On Fri, Apr 3, 2015 at 3:24 PM, Todd C. Miller
<[email protected]> wrote:
> On Fri, 03 Apr 2015 15:17:59 -0700, Philip Guenther wrote:
>
>> ** it would only help someone building with something like "cc
>> -D_POSIX_C_SOURCE=199506 -D_BSD_SOURCE=1" which, IMHO, is insane.
>
> Why is it insane to want a specific POSIX version plus BSD extensions?

*Given* that OpenBSD, as you say, always exposes the latest POSIX APIs
by default, what problem is that combination supposed to solve that is
not already solved by just using the default?

It doesn't prevent namespace pollution, and the set exposed by the
-D_BSD_SOURCE=1 continues to evolve and grow in what POSIX considers
the application namespace.  All it does is lop of some (but not all!)
POSIX additions between then and now.  What problem does that solve?

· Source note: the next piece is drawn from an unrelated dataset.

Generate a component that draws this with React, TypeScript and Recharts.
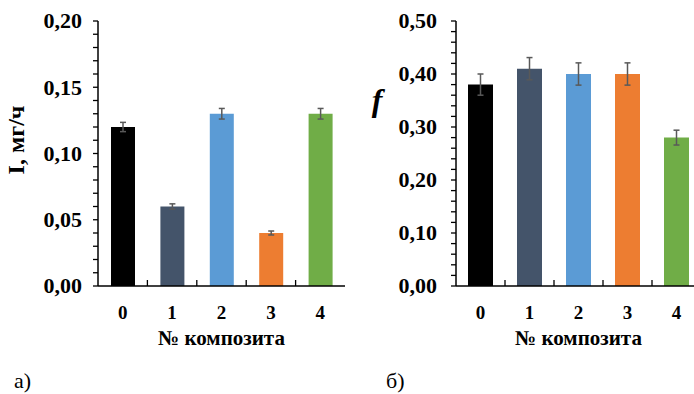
import React from "react";
import { BarChart, Bar, XAxis, YAxis, Cell, ErrorBar } from "recharts";

// № композита
const categories = ["0", "1", "2", "3", "4"];
// I, мг/ч (chart a)
const intensity = [0.12, 0.06, 0.13, 0.04, 0.13];
const intensityErr = [0.0035, 0.002, 0.004, 0.0015, 0.004];
// f (chart б)
const friction = [0.38, 0.41, 0.4, 0.4, 0.28];
const frictionErr = [0.02, 0.021, 0.021, 0.021, 0.014];

const barColors = ["#000000", "#44546A", "#5B9BD5", "#ED7D31", "#70AD47"];

const intensityMajor = [0, 0.05, 0.1, 0.15, 0.2];
const intensityMinorStep = 0.01;
const frictionMajor = [0, 0.1, 0.2, 0.3, 0.4, 0.5];
const frictionMinorStep = 0.02;

const FONT = "Liberation Serif, Times New Roman, serif";

const buildTicks = (major: number[], step: number) => {
  const out: number[] = [];
  const max = major[major.length - 1];
  for (let v = 0; v <= max + 1e-9; v += step) out.push(Math.round(v * 1000) / 1000);
  return out;
};

const isMajor = (v: number, major: number[]) => major.some((m) => Math.abs(m - v) < 1e-6);

const fmt = (v: number) => v.toFixed(2).replace(".", ",");

const makeYTick = (major: number[]) => (props: any) => {
  const { x, y, payload } = props;
  if (!isMajor(payload.value, major)) return <g />;
  return (
    <text
      x={x}
      y={y}
      dy="0.34em"
      textAnchor="end"
      style={{ fontFamily: FONT, fontWeight: "bold", fontSize: 22 }}
      fill="#000"
    >
      {fmt(payload.value)}
    </text>
  );
};

const makeXTick = (bandWidth: number) => (props: any) => {
  const { x, y, payload, index } = props;
  return (
    <g>
      {index < categories.length - 1 && (
        <line x1={x + bandWidth / 2} x2={x + bandWidth / 2} y1={y - 6} y2={y} stroke="#000" strokeWidth={1.3} />
      )}
      <text
        x={x}
        y={y + 33}
        textAnchor="middle"
        style={{ fontFamily: FONT, fontWeight: "bold", fontSize: 19 }}
        fill="#000"
      >
        {payload.value}
      </text>
    </g>
  );
};

const xTitle = {
  value: "№ композита",
  position: "insideBottom" as const,
  offset: 1,
  style: { fontFamily: FONT, fontWeight: "bold", fontSize: 21, fill: "#000" },
};

const dataA = categories.map((c, i) => ({ name: c, value: intensity[i], err: intensityErr[i] }));
const dataB = categories.map((c, i) => ({ name: c, value: friction[i], err: frictionErr[i] }));

const caption: React.CSSProperties = {
  position: "absolute",
  top: 368,
  fontFamily: FONT,
  fontSize: 22,
  color: "#000",
};

export default function App() {
  return (
    <div style={{ position: "absolute", left: 0, top: 0, width: 694, height: 394, overflow: "hidden", background: "#fff" }}>
      <div style={{ position: "absolute", left: 0, top: 0 }}>
        <BarChart width={347} height={394} data={dataA} margin={{ top: 21, right: 2, bottom: 48, left: 0 }}>
          <XAxis
            dataKey="name"
            height={60}
            tickLine={false}
            tickSize={0}
            tickMargin={0}
            axisLine={{ stroke: "#000", strokeWidth: 1.5 }}
            tick={makeXTick(247 / 5)}
            interval={0}
            label={xTitle}
          />
          <YAxis
            width={98}
            domain={[0, 0.2]}
            ticks={buildTicks(intensityMajor, intensityMinorStep)}
            interval={0}
            tickSize={5}
            tickMargin={11}
            tickLine={{ stroke: "#000", strokeWidth: 1.3 }}
            axisLine={{ stroke: "#000", strokeWidth: 1.5 }}
            tick={makeYTick(intensityMajor)}
            label={{
              content: () => (
                <text
                  x={16}
                  y={140}
                  transform="rotate(-90 16 140)"
                  textAnchor="middle"
                  dominantBaseline="central"
                  style={{ fontFamily: FONT, fontWeight: "bold", fontSize: 24 }}
                  fill="#000"
                >
                  I, мг/ч
                </text>
              ),
            }}
          />
          <Bar dataKey="value" barSize={24} isAnimationActive={false}>
            {dataA.map((d, i) => (
              <Cell key={d.name} fill={barColors[i]} />
            ))}
            <ErrorBar dataKey="err" width={3} stroke="#595959" strokeWidth={1.5} isAnimationActive={false} />
          </Bar>
        </BarChart>
      </div>
      <div style={{ position: "absolute", left: 347, top: 0 }}>
        <BarChart width={360} height={394} data={dataB} margin={{ top: 21, right: 6, bottom: 48, left: 0 }}>
          <XAxis
            dataKey="name"
            height={60}
            tickLine={false}
            tickSize={0}
            tickMargin={0}
            axisLine={{ stroke: "#000", strokeWidth: 1.5 }}
            tick={makeXTick(245 / 5)}
            interval={0}
            label={xTitle}
          />
          <YAxis
            width={109}
            domain={[0, 0.5]}
            ticks={buildTicks(frictionMajor, frictionMinorStep)}
            interval={0}
            tickSize={5}
            tickMargin={14}
            tickLine={{ stroke: "#000", strokeWidth: 1.3 }}
            axisLine={{ stroke: "#000", strokeWidth: 1.5 }}
            tick={makeYTick(frictionMajor)}
            label={{
              content: () => (
                <text
                  x={30}
                  y={100}
                  textAnchor="middle"
                  dominantBaseline="central"
                  style={{ fontFamily: FONT, fontWeight: "bold", fontStyle: "italic", fontSize: 32 }}
                  fill="#000"
                >
                  f
                </text>
              ),
            }}
          />
          <Bar dataKey="value" barSize={25} isAnimationActive={false}>
            {dataB.map((d, i) => (
              <Cell key={d.name} fill={barColors[i]} />
            ))}
            <ErrorBar dataKey="err" width={3} stroke="#595959" strokeWidth={1.5} isAnimationActive={false} />
          </Bar>
        </BarChart>
      </div>
      <div style={{ ...caption, left: 14 }}>а)</div>
      <div style={{ ...caption, left: 386 }}>б)</div>
    </div>
  );
}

> There are two ways to use things like _POSIX_C_SOURCE.
>
> 1) *Only* expose interfaces defined by a specific version of the spec
>
> 2) Expose all interfaces defined by a specific version of the spec,
>    even if they are not exposed by default.
>
> Since we always expose the latest POSIX APIs by default #1 is what
> we think about.  However, there are other systems that *only* expose
> some APIs when _POSIX_C_SOURCE is defined (I'm looking at you
> Solaris).  On those systems it is not uncommon to define _POSIX_C_SOURCE
> in addition to another symbol to expose non-POSIX extensions.

Sure, on Solaris you have to use "-D_XOPEN_SOURCE=700 -D__EXTENSIONS__
-D_REENTRANT" and hope, but that's because they have a API compat
promise that includes the compilation environment.  We don't have that
problem and don't need that solution.